30/10/2009

Montana, 18 septembre

Du velours. Je crois que c'est la meilleure description. Un velours gris aux reflets mauves.
Ce sont ces reflets qui luisaient sur les courbes des collines nous faisant face qui m'y ont fait penser. Je voyais d'abord une brume, accrochée aux flancs des vallées, ou un duvet recouvrant la forêt des troncs calcinés, mais aucun d'eux ne décrivaient l'éphémère beauté de ces reflets. De ce velours mauve aux reflets gris.
Le mètre-ruban glissait entre mes doigts et l'accroche en métal qui vint se planter dans le creux de ma main me réveilla. Cinquante mètres. Nous tirons un transect d'un kilomètres à travers la clairière et la forêt qui l'embrasse ; quatre centimètres filant droit sur la carte qui nous permettrons d'estimer l'usage de la prairie par les ongulés et leur prédateurs : les loups qui y ont leur territoire, et grizzlis et lions de montagne de passage.
Cent mètres ; la brume qui nous enveloppait devint grésil frappant les feuilles dorées des trembles avant de recouvrir les herbes grises.
Deux cent cinquante mètres ; les nuages s'ouvraient et se refermaient en un souffle, s'entrechoquant dans le silence étouffé par le vent. Leurs ombres glissaient sur la prairie, grimpaient le long des troncs, se faufilaient entre les branches puis sautaient de cime en cime avant de tomber au sol et de nous rejoindre.

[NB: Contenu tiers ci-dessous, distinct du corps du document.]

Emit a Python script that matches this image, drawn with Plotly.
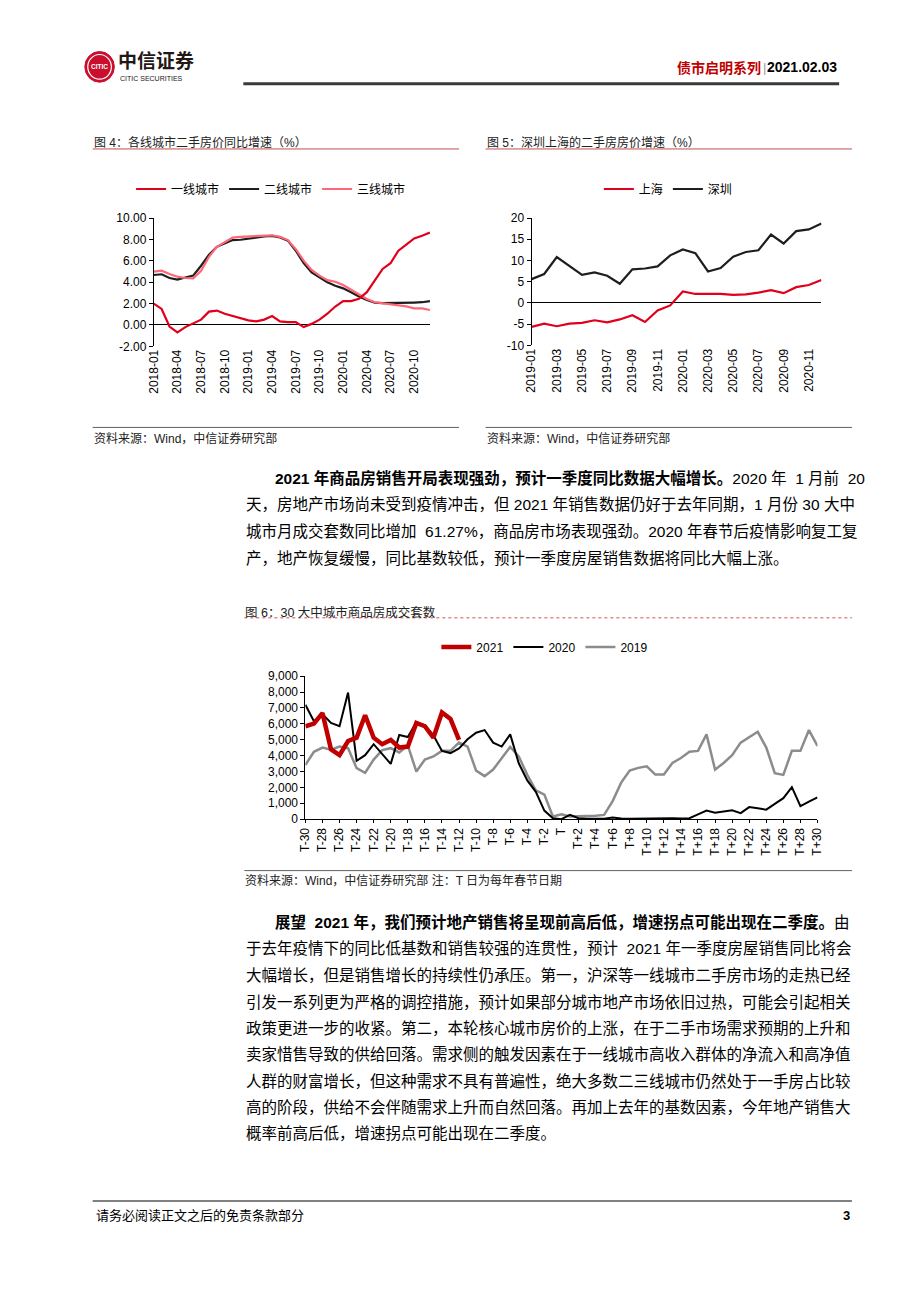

Cinq cent mètres. Je m'arrêtai à mi-chemin pour regarder. C'était notre dernière semaine et il semblait que c'était là le plus beau jour. Le premier jour d'automne, celui que l'on finit au coin du feu dans l'odeur des châtaignes qui grillent en roulant. Annie, la poète qui nous a rejoints pour écrire sur les loups et ceux qui les étudient, me faisait remarquer que nos descriptions sont trop souvent visuelles et qu'il est difficile de décrire pleinement les sons, les textures, les formes des mousses, le froid du vent sur les habits mouillés, le craquement des myrtilliers et le parfum qui s'en échappe lorsqu'on pose le pied dessus, l'odeur musquée des loups qui, reconnaissable entre mille, imprègne leur territoire.
Sept-cent cinquante mètres. Le cri du wapiti résonna derrière nous dans la forêt de pins ponderosa qui s'étend au-delà de la colline. Avec les premières neiges, les hardes commençaient à quitter les montagnes pour rejoindre les vallées, encore vertes. Nous les verrions bientôt disparaître dans la brume matinale qui recouvre la rivière. Au-dessus d'elle, un groupe de femelles et de jeunes canards Arlequin voleraient en formation, suivant le cours d'eau qui, au détour d'une montagne, les conduira à l'océan Pacifique.
Un kilomètre. La brume s'était dissipée et le soleil, maintenant haut, séchait la terre et les herbes. Les collines retrouvaient leur couleur quotidienne, un camaïeu de verts aux reflets gris.